The Mark-8 was about the size of a large breadbox. It consisted of six circuit boards (CPU Board, Register Display, Output Ports, Memory Latch, Address Latch, and Input Multiplex), one of which held the 8008 and related chips, another the RAM chips, and so on. At the very least, it required memory of eight 256-bit RAMs (in other words, 256 bytes or words), but the memory could be expanded up to 16K by adding more RAM memory boards. There wasn’t any ROM, Jon would have had to pay Intel thousands of dollars to make ROMs for the Mark-8, which meant that every instruction (Mark-8 was programmed in assembly language only) had to be entered by the user and that the programs were lost when the machine was shut off. (RAMs retain their data only as long as the power is on.) In the basic configuration, all those programs had to be entered one bit at a time by flipping a set of toggle switches on the face of the machine—a painstaking and error-prone procedure (although there was a possibility to connect an external ASCII keyboard). The results were displayed on a panel of lights next to the switches.
Biography of Jonathan Titus
Jonathan A. Titus was born in Washington, D.C. in 1945. His father was a lawyer, who was in the Service during World War II in the intelligence branch, doing a lot of code-breaking and deciphering communications. Jon grew up in Huntington, New York, a comfortable middle-class suburb on Long Island’s north shore, where his father worked as an attorney, and his mother was a librarian. Jon has two brothers, both of them younger (Bill is three years younger and Chris is five years younger).
Jon got his start in “computers” by teaching himself about Boolean logic and numbering systems at Harborfields High School in Greenlawn, New York, when he built a 4-bit binary adder and a punched-card reader from his own design, with 24-volt relays and 6-pole switches. Then he and a friend built some relay-based “learning machines”. At this time, his dad bought a Geniac computer, which Jon used to study circuits.

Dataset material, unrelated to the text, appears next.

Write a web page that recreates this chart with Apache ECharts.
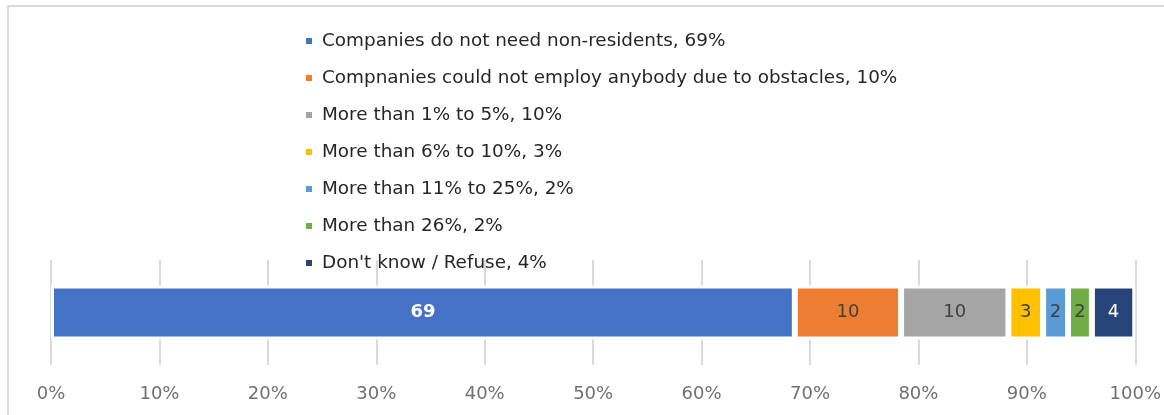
<!DOCTYPE html>
<html>
<head>
<meta charset="utf-8">
<script src="https://cdn.jsdelivr.net/npm/echarts@6/dist/echarts.min.js"></script>
<style>
html,body{margin:0;padding:0;background:#fff;}
#c{width:1164px;height:415px;}
</style>
</head>
<body>
<div id="c"></div>
<script>
var categories = ['Total'];
var seriesNames = [
  'Companies do not need non-residents, 69%',
  'Compnanies could not employ anybody due to obstacles, 10%',
  'More than 1% to 5%, 10%',
  'More than 6% to 10%, 3%',
  'More than 11% to 25%, 2%',
  'More than 26%, 2%',
  "Don't know / Refuse, 4%"
];
var seriesValues = [68.6, 9.8, 9.9, 3.2, 2.3, 2.2, 4.0];
var seriesColors = ['#4472C4', '#ED7D31', '#A5A5A5', '#FFC000', '#5B9BD5', '#70AD47', '#264478'];
var labelColors = ['#ffffff', '#404040', '#404040', '#404040', '#404040', '#404040', '#ffffff'];
var tickLabels = ['0%','10%','20%','30%','40%','50%','60%','70%','80%','90%','100%'];

var FONT = '"DejaVu Sans", sans-serif';

var series = seriesNames.map(function (name, i) {
  return {
    name: name,
    type: 'bar',
    stack: 'total',
    barWidth: 54,
    data: [seriesValues[i]],
    itemStyle: { color: seriesColors[i], borderColor: '#ffffff', borderWidth: 3 },
    label: {
      show: true,
      position: 'inside',
      color: labelColors[i],
      fontFamily: FONT,
      fontSize: 18,
      fontWeight: i === 0 ? 'bold' : 'normal',
      formatter: function (p) { return Math.round(p.value); }
    },
    emphasis: { disabled: true }
  };
});

var chart = echarts.init(document.getElementById('c'));
chart.setOption({
  animation: false,
  backgroundColor: '#ffffff',
  graphic: [{
    type: 'rect',
    shape: { x: 8, y: 6, width: 1200, height: 500 },
    style: { fill: 'none', stroke: '#d9d9d9', lineWidth: 2 },
    silent: true
  }],
  legend: {
    orient: 'vertical',
    left: 304,
    top: 31,
    padding: 0,
    icon: 'rect',
    itemWidth: 8,
    itemHeight: 8,
    itemGap: 17,
    textStyle: { fontFamily: FONT, fontSize: 18.4, color: '#262626', lineHeight: 20, padding: [0, 0, 0, 4] },
    data: seriesNames
  },
  grid: { left: 51, right: 28, top: 260, bottom: 50, containLabel: false },
  xAxis: {
    type: 'value',
    min: 0,
    max: 100,
    interval: 10,
    axisLine: { show: false },
    axisTick: { show: false },
    splitLine: { show: true, lineStyle: { color: '#d9d9d9', width: 2 } },
    axisLabel: {
      margin: 20,
      color: '#707070',
      fontFamily: FONT,
      fontSize: 18,
      formatter: function (v) { return tickLabels[Math.round(v / 10)]; }
    }
  },
  yAxis: {
    type: 'category',
    data: categories,
    axisLine: { show: false },
    axisTick: { show: false },
    axisLabel: { show: false }
  },
  series: series
});
</script>
</body>
</html>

After taking a B.S. in chemistry at Worcester Polytechnic Institute in 1967, Jon went on to Rensselaer Polytechnic Institute, where he picked up a master’s in 1969. Along the way, he became deeply interested in scientific instrumentation. Titus knew a great deal about electronics, he loved to tinker with gadgets in his spare time. In 1978 he got a Ph.D. in chemistry from Virginia Tech.
After Mark-8, in 1975, Jon designed the Mark-80, a computer based on the Intel 8080 microprocessor. Then he and his brother, Dr. Christopher A. Titus, designed several other pieces of computer equipment. In 1976, they designed the “Dyna-Micro” computer, also featured in a Radio-Electronics cover story (Vol. 47, issues May and June 1976). It used an Intel 8080 chip and it had a small keyboard for the entry of octal opcodes.
Jonathan Titus has been a prolific writer on various subjects related to computing. He authored and co-authored over a dozen books. Most of them cover various aspects of designs using Intel 8080 microprocessors. Others are related to microcomputer interfacing and programming. Titus also worked many years as an editor and contributor to several magazines about computers and electronics.
For his contribution to computing with Mark-8 design, Jon Titus was honored in 2002 with The George R. Stibitz Computer & Communications Pioneer Award.